AVAILABLE DATA:
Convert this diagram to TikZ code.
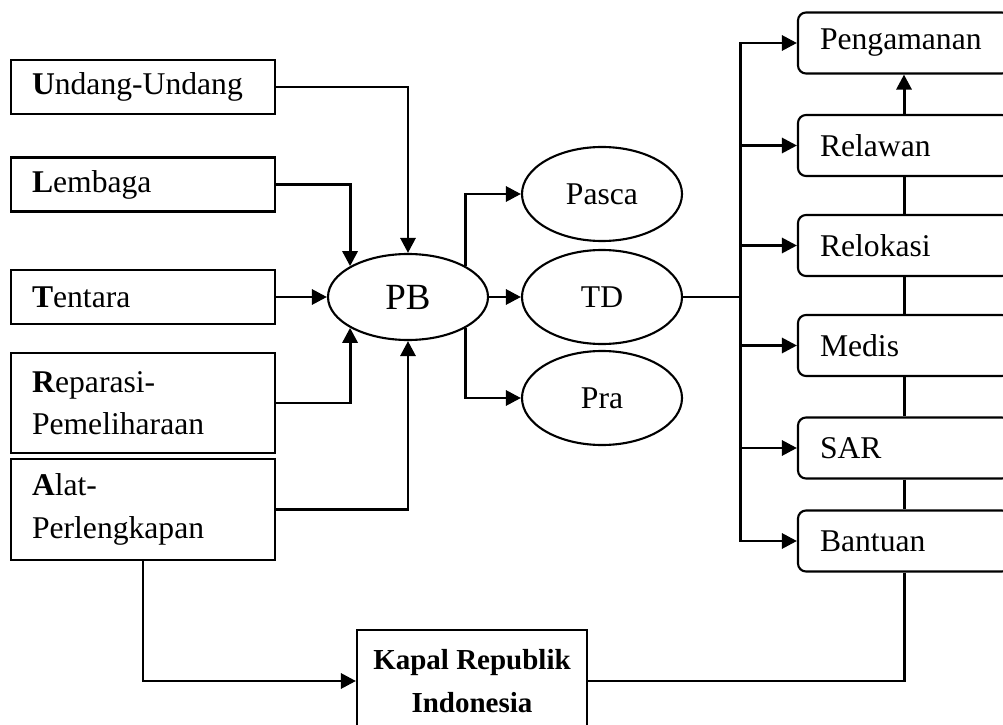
\documentclass[tikz,border=0pt]{standalone}
\usepackage{fontspec}
\setmainfont{Liberation Serif}
\usetikzlibrary{arrows.meta,shapes.geometric}

\begin{document}
\begin{tikzpicture}[
  font=\fontsize{18}{24}\selectfont,
  leftbox/.style={draw, line width=1.2pt, minimum height=1.08cm, text width=4.44cm, inner xsep=0.42cm, align=left},
  rightbox/.style={draw, line width=1.2pt, rounded corners=0.16cm, minimum height=1.22cm, text width=3.36cm, inner xsep=0.44cm, align=left},
  oval/.style={draw, line width=1.2pt, ellipse, minimum width=3.2cm, minimum height=1.88cm, inner sep=0pt},
  kribox/.style={draw, line width=1.2pt, minimum width=4.6cm, minimum height=2.04cm, align=center, font=\bfseries\fontsize{16.5}{24.5}\selectfont},
  arr/.style={line width=1.7pt, -{Triangle[length=0.3cm,width=0.3cm]}},
  link/.style={line width=1.7pt}
]
\useasboundingbox (0,0) rectangle (20.06,14.48);

% Left column
\node[leftbox] (undang) at (2.86,12.74) {\textbf{U}ndang-Undang};
\node[leftbox] (lembaga) at (2.86,10.79) {\textbf{L}embaga};
\node[leftbox] (tentara) at (2.86,8.54) {\textbf{T}entara};
\node[leftbox, minimum height=2cm] (reparasi) at (2.86,6.42) {\textbf{R}eparasi-\\Pemeliharaan};
\node[leftbox, minimum height=2.02cm] (alat) at (2.86,4.29) {\textbf{A}lat-\\Perlengkapan};

% Phases
\node[oval, minimum height=1.72cm, font=\fontsize{21}{24}\selectfont] (pb) at (8.16,8.54) {PB};
\node[oval] (pasca) at (12.04,10.6) {Pasca};
\node[oval] (td) at (12.04,8.54) {TD};
\node[oval] (pra) at (12.04,6.52) {Pra};

% Right column
\node[rightbox] (pengamanan) at (18.08,13.62) {Pengamanan};
\node[rightbox] (relawan) at (18.08,11.57) {Relawan};
\node[rightbox] (relokasi) at (18.08,9.57) {Relokasi};
\node[rightbox] (medis) at (18.08,7.57) {Medis};
\node[rightbox] (sar) at (18.08,5.52) {SAR};
\node[rightbox] (bantuan) at (18.08,3.66) {Bantuan};

% Ship
\node[kribox] (kri) at (9.44,0.86) {Kapal Republik\\Indonesia};
\coordinate (bus) at (14.8,8.54);

% Arrows into PB
\draw[arr] (undang.east) -| (pb.north);
\draw[arr] (lembaga.east) -| (pb.152);
\draw[arr] (tentara) -- (pb);
\draw[arr] (reparasi.east) -| (pb.208);
\draw[arr] (alat.east) -| (pb.south);

% Arrows out of PB
\draw[arr] (pb.28) |- (pasca);
\draw[arr] (pb) -- (td);
\draw[arr] (pb.-28) |- (pra);

% Bus to the right column
\draw[link] (td) -- (bus);
\draw[arr] (bus) |- (pengamanan);
\draw[arr] (bus) |- (relawan);
\draw[arr] (bus) |- (relokasi);
\draw[arr] (bus) |- (medis);
\draw[arr] (bus) |- (sar);
\draw[arr] (bus) |- (bantuan);

% Chain on the right
\draw[arr] (relawan) -- (pengamanan);
\draw[link] (relawan) -- (relokasi);
\draw[link] (relokasi) -- (medis);
\draw[link] (medis) -- (sar);
\draw[link] (sar) -- (bantuan);

% Loop through the ship
\draw[arr] (alat.south) |- (kri);
\draw[link] (bantuan.south) |- (kri);
\end{tikzpicture}
\end{document}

SET PROBLEM:
The data should be printed again unchanged; leave its pictures out.

SOLUTION TO THIS EXERCISE:
Convert this diagram to TikZ code.
\documentclass[tikz,border=0pt]{standalone}
\usepackage{fontspec}
\setmainfont{Liberation Serif}
\usetikzlibrary{arrows.meta,shapes.geometric}

\begin{document}
\begin{tikzpicture}[
  font=\fontsize{18}{24}\selectfont,
  leftbox/.style={draw, line width=1.2pt, minimum height=1.08cm, text width=4.44cm, inner xsep=0.42cm, align=left},
  rightbox/.style={draw, line width=1.2pt, rounded corners=0.16cm, minimum height=1.22cm, text width=3.36cm, inner xsep=0.44cm, align=left},
  oval/.style={draw, line width=1.2pt, ellipse, minimum width=3.2cm, minimum height=1.88cm, inner sep=0pt},
  kribox/.style={draw, line width=1.2pt, minimum width=4.6cm, minimum height=2.04cm, align=center, font=\bfseries\fontsize{16.5}{24.5}\selectfont},
  arr/.style={line width=1.7pt, -{Triangle[length=0.3cm,width=0.3cm]}},
  link/.style={line width=1.7pt}
]
\useasboundingbox (0,0) rectangle (20.06,14.48);

% Left column
\node[leftbox] (undang) at (2.86,12.74) {\textbf{U}ndang-Undang};
\node[leftbox] (lembaga) at (2.86,10.79) {\textbf{L}embaga};
\node[leftbox] (tentara) at (2.86,8.54) {\textbf{T}entara};
\node[leftbox, minimum height=2cm] (reparasi) at (2.86,6.42) {\textbf{R}eparasi-\\Pemeliharaan};
\node[leftbox, minimum height=2.02cm] (alat) at (2.86,4.29) {\textbf{A}lat-\\Perlengkapan};

% Phases
\node[oval, minimum height=1.72cm, font=\fontsize{21}{24}\selectfont] (pb) at (8.16,8.54) {PB};
\node[oval] (pasca) at (12.04,10.6) {Pasca};
\node[oval] (td) at (12.04,8.54) {TD};
\node[oval] (pra) at (12.04,6.52) {Pra};

% Right column
\node[rightbox] (pengamanan) at (18.08,13.62) {Pengamanan};
\node[rightbox] (relawan) at (18.08,11.57) {Relawan};
\node[rightbox] (relokasi) at (18.08,9.57) {Relokasi};
\node[rightbox] (medis) at (18.08,7.57) {Medis};
\node[rightbox] (sar) at (18.08,5.52) {SAR};
\node[rightbox] (bantuan) at (18.08,3.66) {Bantuan};

% Ship
\node[kribox] (kri) at (9.44,0.86) {Kapal Republik\\Indonesia};
\coordinate (bus) at (14.8,8.54);

% Arrows into PB
\draw[arr] (undang.east) -| (pb.north);
\draw[arr] (lembaga.east) -| (pb.152);
\draw[arr] (tentara) -- (pb);
\draw[arr] (reparasi.east) -| (pb.208);
\draw[arr] (alat.east) -| (pb.south);

% Arrows out of PB
\draw[arr] (pb.28) |- (pasca);
\draw[arr] (pb) -- (td);
\draw[arr] (pb.-28) |- (pra);

% Bus to the right column
\draw[link] (td) -- (bus);
\draw[arr] (bus) |- (pengamanan);
\draw[arr] (bus) |- (relawan);
\draw[arr] (bus) |- (relokasi);
\draw[arr] (bus) |- (medis);
\draw[arr] (bus) |- (sar);
\draw[arr] (bus) |- (bantuan);

% Chain on the right
\draw[arr] (relawan) -- (pengamanan);
\draw[link] (relawan) -- (relokasi);
\draw[link] (relokasi) -- (medis);
\draw[link] (medis) -- (sar);
\draw[link] (sar) -- (bantuan);

% Loop through the ship
\draw[arr] (alat.south) |- (kri);
\draw[link] (bantuan.south) |- (kri);
\end{tikzpicture}
\end{document}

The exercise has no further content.